We have been crate training our 10-week old blue heeler puppy pretty successfully. We got a crate that should fit him as an adult, and blocked off most of the crate so he'd just be able to stand up and turn around. We have had him four weeks now, and he has not had an accident in the crate since the first week. Those accidents were mostly due to his anxiety, when he was still whining just about being in the crate at night. Now he goes in the crate without a sound, only whining when he has to go out and pee or poop.

We have a second crate that stays in our cars, and he spends a couple hours at a time in that crate when we are at work.
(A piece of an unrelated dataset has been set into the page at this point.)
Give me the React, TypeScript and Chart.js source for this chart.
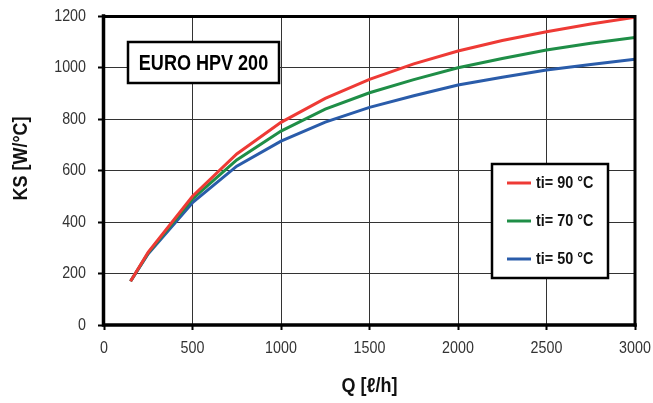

He stays in there with a couple toys, with none of the crate blocked off, and he is quite comfortable in there and has had no accidents.

How long do we need to keep expanding the home crate incrementally? When is it okay to just open up the whole crate to him?


----------



## BarbV (Sep 12, 2008)

Oh, he is very adorable.

At 10 weeks, you are very fortunate that you are so quickly accident free inside the crate! I'd say you are well on your way! 

What about outside the crate? Are you still getting piddles and poos from time to time?

What worked for me is that I increased crate space more or less proportionately to his ability outside the crate as well.  Bit by bit. 

My pup is 6.5 months old now and has not had an accident inside the house for a full month! Yay! So, not only does he have his full crate available, but I've now got his crate inside an Xpen with his crate door open....I even have his water dish inside the Xpen now when I leave for work. 

I bring the crate up to my bedroom at night. I'm now very close to leaving the crate door open at night (with bedroom door closed, of course!) to see how that goes. From there we'll progress to a dog bed at night, but keep the crate during the day.


----------



## DogsforMe (Mar 11, 2007)

If you intend using the crate as a long term thing I'd increase the size as he grows so he has the same ease of use & comfort levels.


----------